Happy New Year, everyone!
I’m excited about the New Year; 2010 ended on the upbeat for me and I have great plans to keep the Big Mo rolling. I don’t particularly remember what my plans and resolutions were for 2010 but I know writing my first novel certainly was definitely not one of them. Given that, it’s quite obvious that publishing my first novel in the same year wasn’t even a twinkle in my eye.
Hmmm…. is that an old expression best reserved for references to making babies? Twinkle in the eye? To hell with it, I’m using it because… well, because I’m too lazy right now to go back and change it. I have things to do and a ham to cook.
My friend and fellow author Kathleen Valentine wrote in Facebook today that her home is filled with the smell of sauerkraut. That sure wouldn’t be anything that tickles my culinary fancy or tugs at my heartstrings but then I saw other folks responded to her post, all saying they were doing the same. I’m from Chicago and that’s a city rich in cultural holiday traditions but I never heard about the sauerkraut tradition before… not even from my Polish sister-in-law or any of my German friends. And just to layer on my cultural bona fides, let me add my novel is so ethnic in various spots that I can boast I have a character in January Moon named Stanley Poiczyvoyczkym (Py-chee-voy-kim, which is something like “Smith” in Chicago). How many people can boast that?
Kathleen is from Pennsylvania and I asked her if eating sauerkraut was a family tradition on New Year’s Day. Kathleen said it was and that she ate it every New Year’s Day of her life. I’ll quote her further:
“My mother would roll over in her grave if we didn’t eat sauerkraut on New Year’s Day. When I lived in Texas my ex always had to have black-eyed peas and I always had sauerkraut. It made for an interesting meal.”
Now I’m not stupid; I know if Pennsylvania is a nation removed from Chicago (which it is, trust me) that Texas is in a whole other galaxy — so I’m not going to claim any surprise about what they do in the Lone Star state. Frankly, nothing coming out of Texas could surprise me. (See, if I had a publicist she’d be apoplectic right about now: “Oh my God! Now how the hell are we going to sell your books in Texas!?” Is this one of the benefits of being indie?
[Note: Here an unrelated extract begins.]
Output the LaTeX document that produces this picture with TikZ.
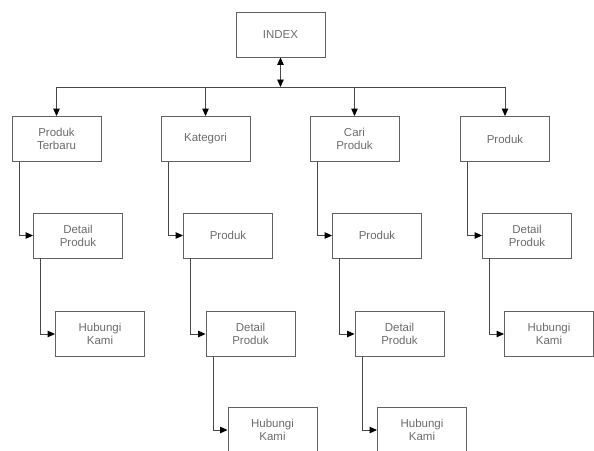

Naw, it’s probably one of the downsides – you know, that I don’t have someone running herd on me.)
So, anyway, this started me thinking about the New Year’s traditions – which were really superstitions — in my own family.
My father insisted we eat herring on New Year’s Eve. It was supposed to assure good health. He never claimed this was an Irish tradition and we weren’t Norwegian, so I have no idea why he labored under such burden but eat herring we did. My mother always insisted it was good luck to have a tall man with dark hair be the first person to cross our threshold New Year’s Day. Specifically, it would keep us safe. She and my aunts and grandmother always said this was an Irish custom. If the right sort of man didn’t seem forthcoming my mother solved the problem (thus preserving our family) by shoving my dad out the back door and making him re-enter through the front. Being over 6’ tall and at least originally in possession of dark hair, he did nicely in a pinch. I can’t imagine why such a tradition/superstition ever arose in Ireland except that maybe the place was overflowing with short, red-haired men, thus making the tall ones with dark hair seem more “lucky” to find — like pots o’gold and leprechauns.
Ya’ think? Your guess is as good as mine.
Then there’s my Bohemian mother-in-law who makes everyone in the family put money (coins) in the window wells. This, she assures us with great solemnity, guarantees prosperity (not that any of us have ever really seen any, mind you).
What do I do?
Well, here’s how it’s worked for me: first, I always feed the herring to the cats and they feel prosperous, then I double bolt the doors to make sure no strange men of any hair color sneak in and this makes me feel safe and, finally, I’ve decided to keep my hard-working Bohemian husband because he always seems to have a few coins in his pockets and that means I don’t need to worry about the windows.
Did I mention that I’m feeling pretty smug with myself lately?
Unfortunately, as much as I’d like to continue the conversation, I have to cut it short… if I don’t cook that ham I first mentioned I’m afraid my legs might grow together.